> _Your goal_: Leave out all pictures. Return exactly the lines from the top of the material through the line containing "-19992.8553]".

> _Source data_:
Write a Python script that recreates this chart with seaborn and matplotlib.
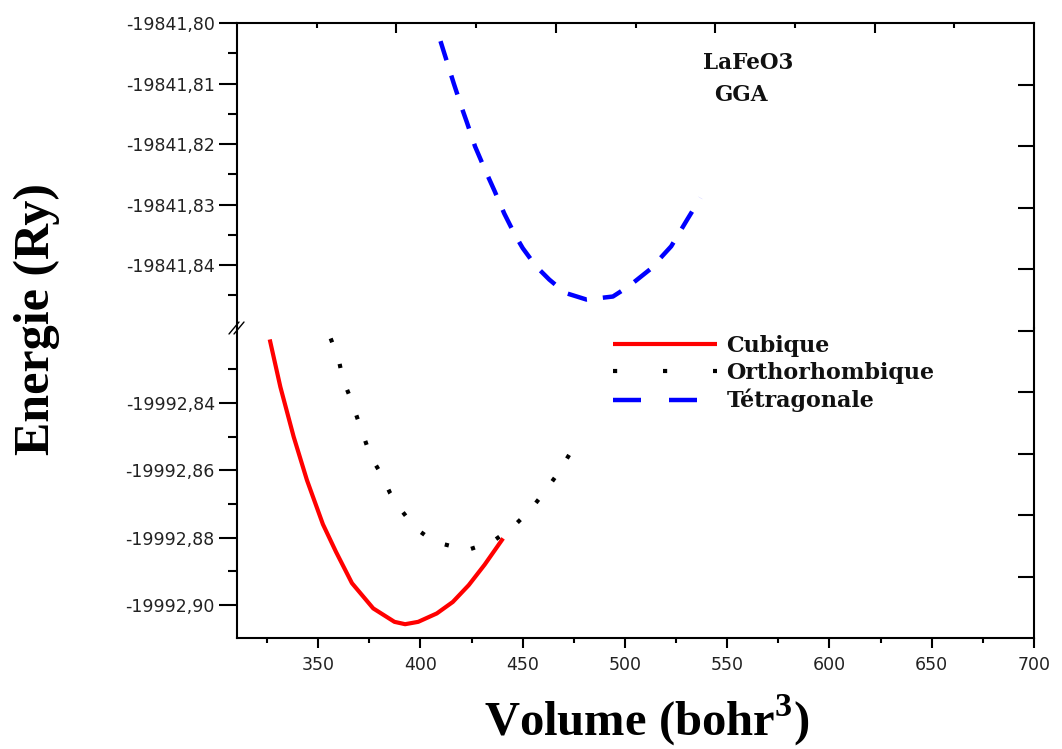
import numpy as np
import pandas as pd
import matplotlib
matplotlib.use("Agg")
import matplotlib.pyplot as plt
import seaborn as sns
from matplotlib.lines import Line2D
from matplotlib.font_manager import FontProperties
from matplotlib.ticker import FixedLocator

# ---------------- data ----------------
series_names = ["Cubique", "Orthorhombique", "Tétragonale"]

cub_vol = [326.3, 331.5, 338.0, 344.5, 352.3, 358.7, 366.5, 376.9, 387.3, 392.5,
           398.9, 408.0, 415.8, 423.6, 431.4, 440.4]
cub_E = [-19992.8211, -19992.8352, -19992.8500, -19992.8629, -19992.8760, -19992.8842,
         -19992.8935, -19992.9010, -19992.9050, -19992.9057, -19992.9050, -19992.9025,
         -19992.8991, -19992.8941, -19992.8880, -19992.8802]

ortho_vol = [356.1, 360.0, 362.1, 365.7, 369.1, 372.2, 375.6, 380.8, 385.2, 390.6,
             397.6, 406.7, 422.8, 435.2, 445.6, 453.9, 460.7, 467.2, 472.8]
ortho_E = [-19992.8208, -19992.8270, -19992.8330, -19992.8384, -19992.8444, -19992.8498,
           -19992.8558, -19992.8611, -19992.8668, -19992.8718, -19992.8772, -19992.8812,
           -19992.8837, -19992.8812, -19992.8766, -19992.8716, -19992.8664, -19992.8609,
           -19992.8553]

tetra_vol = [409.8, 412.4, 416.3, 420.2, 422.8, 426.7, 431.9, 436.3, 441.0, 446.2,
             450.0, 456.5, 463.0, 470.8, 481.2, 494.1, 501.9, 512.3, 522.6, 530.4, 536.9]
tetra_E = [-19841.8030, -19841.8058, -19841.8100, -19841.8140, -19841.8165, -19841.8204,
           -19841.8245, -19841.8278, -19841.8315, -19841.8350, -19841.8372, -19841.8402,
           -19841.8424, -19841.8446, -19841.8457, -19841.8452, -19841.8435, -19841.8407,
           -19841.8369, -19841.8325, -19841.8289]

x_ticks = [350, 400, 450, 500, 550, 600, 650, 700]
x_tick_labels = ["350", "400", "450", "500", "550", "600", "650", "700"]
top_y_ticks = [-19841.80, -19841.81, -19841.82, -19841.83, -19841.84]
top_y_labels = ["-19841,80", "-19841,81", "-19841,82", "-19841,83", "-19841,84"]
bot_y_ticks = [-19992.84, -19992.86, -19992.88, -19992.90]
bot_y_labels = ["-19992,84", "-19992,86", "-19992,88", "-19992,90"]
annot_lines = ["LaFeO3", "GGA"]
x_label = r"Volume (bohr$^{\mathbf{3}}$)"
y_label = "Energie (Ry)"

# ---------------- style ----------------
sns.set_theme(style="white")
plt.rcParams["font.family"] = ["DejaVu Sans"]
plt.rcParams["mathtext.fontset"] = "custom"
plt.rcParams["mathtext.rm"] = "Liberation Serif:bold"
plt.rcParams["mathtext.bf"] = "Liberation Serif:bold"
plt.rcParams["axes.edgecolor"] = "black"

W, H = 1062, 749
fig = plt.figure(figsize=(W / 100, H / 100), dpi=100)
fig.patch.set_facecolor("white")

L, R, T, MID, B = 237, 1034, 23, 328, 638
ax_top = fig.add_axes([L / W, 1 - MID / H, (R - L) / W, (MID - T) / H])
ax_bot = fig.add_axes([L / W, 1 - B / H, (R - L) / W, (B - MID) / H])

SPW = 1.5
tick_color = "#222222"
tick_font = dict(family="DejaVu Sans", size=12.5)

df_cub = pd.DataFrame({"Volume": cub_vol, "Energie": cub_E})
df_ort = pd.DataFrame({"Volume": ortho_vol, "Energie": ortho_E})
df_tet = pd.DataFrame({"Volume": tetra_vol, "Energie": tetra_E})

sns.lineplot(data=df_cub, x="Volume", y="Energie", ax=ax_bot, color="#ff0000",
             lw=3.0, estimator=None, sort=False, legend=False,
             solid_capstyle="butt", solid_joinstyle="round")
sns.lineplot(data=df_ort, x="Volume", y="Energie", ax=ax_bot, color="black",
             lw=3.0, estimator=None, sort=False, legend=False,
             linestyle=(0, (1, 5.5)), dash_capstyle="butt")
sns.lineplot(data=df_tet, x="Volume", y="Energie", ax=ax_top, color="#0000ff",
             lw=3.2, estimator=None, sort=False, legend=False,
             linestyle=(0, (4.5, 3.6)), dash_capstyle="butt", dash_joinstyle="round")

for ax in (ax_top, ax_bot):
    ax.set_xlim(310.3, 700)
    ax.set_xlabel("")
    ax.set_ylabel("")
    ax.set_facecolor("none")
    for s in ax.spines.values():
        s.set_linewidth(SPW)
        s.set_color("black")

ax_top.set_ylim(-19841.8504, -19841.80)
ax_bot.set_ylim(-19992.9098, -19992.8177)

# top axes: only left/top/right spines
ax_top.spines["bottom"].set_visible(False)
ax_top.set_xticks([])
ax_top.yaxis.set_major_locator(FixedLocator(top_y_ticks))
ax_top.set_yticklabels(top_y_labels, **tick_font, color=tick_color)
ax_top.yaxis.set_minor_locator(FixedLocator(
    [(a + b) / 2 for a, b in zip(top_y_ticks[:-1], top_y_ticks[1:])] + [top_y_ticks[-1] - 0.005]))

# bottom axes
ax_bot.spines["top"].set_visible(False)
ax_bot.xaxis.set_major_locator(FixedLocator(x_ticks))
ax_bot.set_xticklabels(x_tick_labels, **tick_font, color=tick_color)
ax_bot.xaxis.set_minor_locator(FixedLocator([t - 25 for t in x_ticks]))
ax_bot.yaxis.set_major_locator(FixedLocator(bot_y_ticks))
ax_bot.set_yticklabels(bot_y_labels, **tick_font, color=tick_color)
ax_bot.yaxis.set_minor_locator(FixedLocator(
    [bot_y_ticks[0] + 0.01] + [(a + b) / 2 for a, b in zip(bot_y_ticks[:-1], bot_y_ticks[1:])]))

for ax in (ax_top, ax_bot):
    ax.tick_params(axis="y", which="major", left=True, right=False, direction="out",
                   length=13, width=SPW, color="black", pad=3)
    ax.tick_params(axis="y", which="minor", left=True, right=False, direction="out",
                   length=6.5, width=SPW, color="black")
ax_bot.tick_params(axis="x", which="major", bottom=True, top=False, direction="out",
                   length=7, width=SPW, color="black", pad=6)
ax_bot.tick_params(axis="x", which="minor", bottom=True, top=False, direction="out",
                   length=3.6, width=SPW, color="black")

# overlay frame for the inward top and right ticks of the whole layer
ax_ov = fig.add_axes([L / W, 1 - B / H, (R - L) / W, (B - T) / H])
ax_ov.patch.set_visible(False)
for s in ax_ov.spines.values():
    s.set_visible(False)
ax_ov.set_xlim(0, 5)
ax_ov.set_ylim(0, 10)
ax_ov.xaxis.set_ticks_position("top")
ax_ov.yaxis.set_ticks_position("right")
ax_ov.set_xticks([1, 2, 3, 4])
ax_ov.set_xticks([0.5, 1.5, 2.5, 3.5, 4.5], minor=True)
ax_ov.set_yticks([1, 2, 3, 4, 5, 6, 7, 8, 9])
ax_ov.tick_params(axis="x", which="major", direction="in", length=7, width=SPW,
                  color="black", labeltop=False, labelbottom=False)
ax_ov.tick_params(axis="x", which="minor", direction="in", length=3.6, width=SPW,
                  color="black", labeltop=False, labelbottom=False)
ax_ov.tick_params(axis="y", which="major", direction="in", length=11.5, width=SPW,
                  color="black", labelright=False, labelleft=False)

# axis break marks on the left spine
ybrk = 1 - MID / H
for dx in (-3, 2):
    fig.add_artist(Line2D([(L + dx - 5) / W, (L + dx + 5) / W],
                          [ybrk - 6 / H, ybrk + 6 / H], color="black", lw=1.0,
                          transform=fig.transFigure))

# annotations
ann_font = dict(family="DejaVu Serif", weight="bold", size=15.5, color="#111111")
fig.text(703 / W, 1 - 63 / H, annot_lines[0], ha="left", va="center", **ann_font)
fig.text(714 / W, 1 - 95 / H, annot_lines[1], ha="left", va="center", **ann_font)

# legend
handles = [
    Line2D([], [], color="#ff0000", lw=3.0, solid_capstyle="butt"),
    Line2D([], [], color="black", lw=3.0, linestyle=(0, (1, 11)), dash_capstyle="butt"),
    Line2D([], [], color="#0000ff", lw=3.2, linestyle=(0, (6.3, 6.3)), dash_capstyle="butt"),
]
leg = ax_bot.legend(handles, series_names, loc="upper left",
                    bbox_to_anchor=(613 / W, 1 - 335 / H), bbox_transform=fig.transFigure,
                    frameon=False, borderpad=0, borderaxespad=0, handlelength=4.7,
                    handletextpad=0.4, labelspacing=0.22,
                    prop=FontProperties(family="DejaVu Serif", weight="bold", size=16))
for t in leg.get_texts():
    t.set_color("#111111")

# axis titles
fig.text(37 / W, 1 - 319 / H, y_label, rotation=90, ha="center", va="center",
         family="Liberation Serif", weight="bold", size=36, color="black")
fig.text(647 / W, 1 - 736 / H, x_label, ha="center", va="baseline",
         family="Liberation Serif", weight="bold", size=35, color="black")

fig.savefig("out.png", dpi=100, facecolor="white")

> _Finished task_:
Write a Python script that recreates this chart with seaborn and matplotlib.
import numpy as np
import pandas as pd
import matplotlib
matplotlib.use("Agg")
import matplotlib.pyplot as plt
import seaborn as sns
from matplotlib.lines import Line2D
from matplotlib.font_manager import FontProperties
from matplotlib.ticker import FixedLocator

# ---------------- data ----------------
series_names = ["Cubique", "Orthorhombique", "Tétragonale"]

cub_vol = [326.3, 331.5, 338.0, 344.5, 352.3, 358.7, 366.5, 376.9, 387.3, 392.5,
           398.9, 408.0, 415.8, 423.6, 431.4, 440.4]
cub_E = [-19992.8211, -19992.8352, -19992.8500, -19992.8629, -19992.8760, -19992.8842,
         -19992.8935, -19992.9010, -19992.9050, -19992.9057, -19992.9050, -19992.9025,
         -19992.8991, -19992.8941, -19992.8880, -19992.8802]

ortho_vol = [356.1, 360.0, 362.1, 365.7, 369.1, 372.2, 375.6, 380.8, 385.2, 390.6,
             397.6, 406.7, 422.8, 435.2, 445.6, 453.9, 460.7, 467.2, 472.8]
ortho_E = [-19992.8208, -19992.8270, -19992.8330, -19992.8384, -19992.8444, -19992.8498,
           -19992.8558, -19992.8611, -19992.8668, -19992.8718, -19992.8772, -19992.8812,
           -19992.8837, -19992.8812, -19992.8766, -19992.8716, -19992.8664, -19992.8609,
           -19992.8553]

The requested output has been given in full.